[EXERCISE PROMPT]: Take from the listing each line that has the string "code".
————
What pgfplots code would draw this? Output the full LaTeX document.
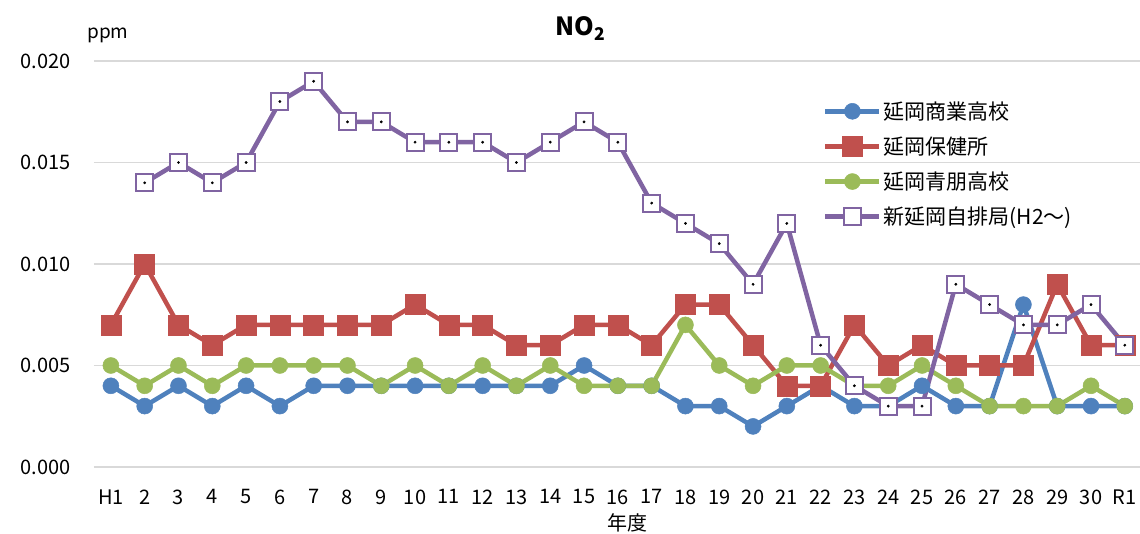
\documentclass[border=0pt]{standalone}
\usepackage{fontspec}
\setmainfont{Noto Sans CJK JP}
\usepackage{pgfplots}
\pgfplotsset{compat=1.18}
\definecolor{cblue}{HTML}{4F81BD}
\definecolor{cred}{HTML}{C0504D}
\definecolor{cgreen}{HTML}{9BBB59}
\definecolor{cpurple}{HTML}{8064A2}
\definecolor{gridgray}{HTML}{D9D9D9}

\begin{document}
\begin{tikzpicture}
\useasboundingbox (-94pt,-67pt) rectangle (1046pt,467pt);
\begin{axis}[
  at={(0pt,0pt)}, anchor=south west,
  scale only axis, width=1046pt, height=406pt,
  xmin=-0.5, xmax=30.45, ymin=0, ymax=0.02,
  clip=false,
  xtick={0,...,30},
  xticklabels={H1,2,3,4,5,6,7,8,9,10,11,12,13,14,15,16,17,18,19,20,21,22,23,24,25,26,27,28,29,30,R1},
  ytick={0,0.005,0.010,0.015,0.020},
  scaled y ticks=false,
  yticklabel style={/pgf/number format/fixed, /pgf/number format/fixed zerofill,
    /pgf/number format/precision=3, /pgf/number format/assume math mode=true, xshift=-20pt},
  xticklabel style={yshift=-19pt},
  ticklabel style={font=\fontsize{20}{20}\selectfont},
  ymajorgrids,
  grid style={draw=gridgray, line width=1.3pt},
  axis line style={draw=none},
  major tick length=0pt,
  legend style={at={(rel axis cs:0.694,0.91)}, anchor=north west, draw=none, fill=none,
    font=\fontsize{21}{21}\selectfont, row sep=12pt, cells={anchor=west}},
  legend cell align=left,
  legend image code/.code={\draw[mark repeat=2,mark phase=2] plot coordinates {(0cm,0cm)(0.95cm,0cm)(1.9cm,0cm)};},
]
\addplot[cblue, line width=4.5pt, mark=*, mark size=8pt, mark options={fill=cblue, draw=cblue, line width=0.5pt}] coordinates {
(0,0.004)(1,0.003)(2,0.004)(3,0.003)(4,0.004)(5,0.003)(6,0.004)(7,0.004)(8,0.004)(9,0.004)
(10,0.004)(11,0.004)(12,0.004)(13,0.004)(14,0.005)(15,0.004)(16,0.004)(17,0.003)(18,0.003)(19,0.002)
(20,0.003)(21,0.004)(22,0.003)(23,0.003)(24,0.004)(25,0.003)(26,0.003)(27,0.008)(28,0.003)(29,0.003)(30,0.003)};
\addlegendentry{延岡商業高校}
\addplot[cred, line width=4.5pt, mark=square*, mark size=10pt, mark options={fill=cred, draw=cred, line width=0.5pt}] coordinates {
(0,0.007)(1,0.010)(2,0.007)(3,0.006)(4,0.007)(5,0.007)(6,0.007)(7,0.007)(8,0.007)(9,0.008)
(10,0.007)(11,0.007)(12,0.006)(13,0.006)(14,0.007)(15,0.007)(16,0.006)(17,0.008)(18,0.008)(19,0.006)
(20,0.004)(21,0.004)(22,0.007)(23,0.005)(24,0.006)(25,0.005)(26,0.005)(27,0.005)(28,0.009)(29,0.006)(30,0.006)};
\addlegendentry{延岡保健所}
\addplot[cgreen, line width=4.5pt, mark=*, mark size=8pt, mark options={fill=cgreen, draw=cgreen, line width=0.5pt}] coordinates {
(0,0.005)(1,0.004)(2,0.005)(3,0.004)(4,0.005)(5,0.005)(6,0.005)(7,0.005)(8,0.004)(9,0.005)
(10,0.004)(11,0.005)(12,0.004)(13,0.005)(14,0.004)(15,0.004)(16,0.004)(17,0.007)(18,0.005)(19,0.004)
(20,0.005)(21,0.005)(22,0.004)(23,0.004)(24,0.005)(25,0.004)(26,0.003)(27,0.003)(28,0.003)(29,0.004)(30,0.003)};
\addlegendentry{延岡青朋高校}
\addplot[cpurple, line width=4.5pt, mark=square*, mark size=8.5pt, mark options={fill=white, draw=cpurple, line width=2pt}] coordinates {
(1,0.014)(2,0.015)(3,0.014)(4,0.015)(5,0.018)(6,0.019)(7,0.017)(8,0.017)(9,0.016)
(10,0.016)(11,0.016)(12,0.015)(13,0.016)(14,0.017)(15,0.016)(16,0.013)(17,0.012)(18,0.011)(19,0.009)
(20,0.012)(21,0.006)(22,0.004)(23,0.003)(24,0.003)(25,0.009)(26,0.008)(27,0.007)(28,0.007)(29,0.008)(30,0.006)};
\addlegendentry{新延岡自排局(H2～)}
\addplot[only marks, mark=*, mark size=1.2pt, black, forget plot] coordinates {
(1,0.014)(2,0.015)(3,0.014)(4,0.015)(5,0.018)(6,0.019)(7,0.017)(8,0.017)(9,0.016)
(10,0.016)(11,0.016)(12,0.015)(13,0.016)(14,0.017)(15,0.016)(16,0.013)(17,0.012)(18,0.011)(19,0.009)
(20,0.012)(21,0.006)(22,0.004)(23,0.003)(24,0.003)(25,0.009)(26,0.008)(27,0.007)(28,0.007)(29,0.008)(30,0.006)};
\node[font=\fontsize{20}{20}\selectfont] at (rel axis cs:0.51,0) [yshift=-56pt] {年度};
\node[font=\fontsize{19}{19}\selectfont] at (rel axis cs:0.0134,1.064) {ppm};
\node[font=\bfseries\fontsize{25}{25}\selectfont] at (rel axis cs:0.465,1.08) {NO$_{\mathbf{2}}$};
\end{axis}
\end{tikzpicture}
\end{document}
————
[EXPECTED ANSWER]:
What pgfplots code would draw this? Output the full LaTeX document.
  legend image code/.code={\draw[mark repeat=2,mark phase=2] plot coordinates {(0cm,0cm)(0.95cm,0cm)(1.9cm,0cm)};},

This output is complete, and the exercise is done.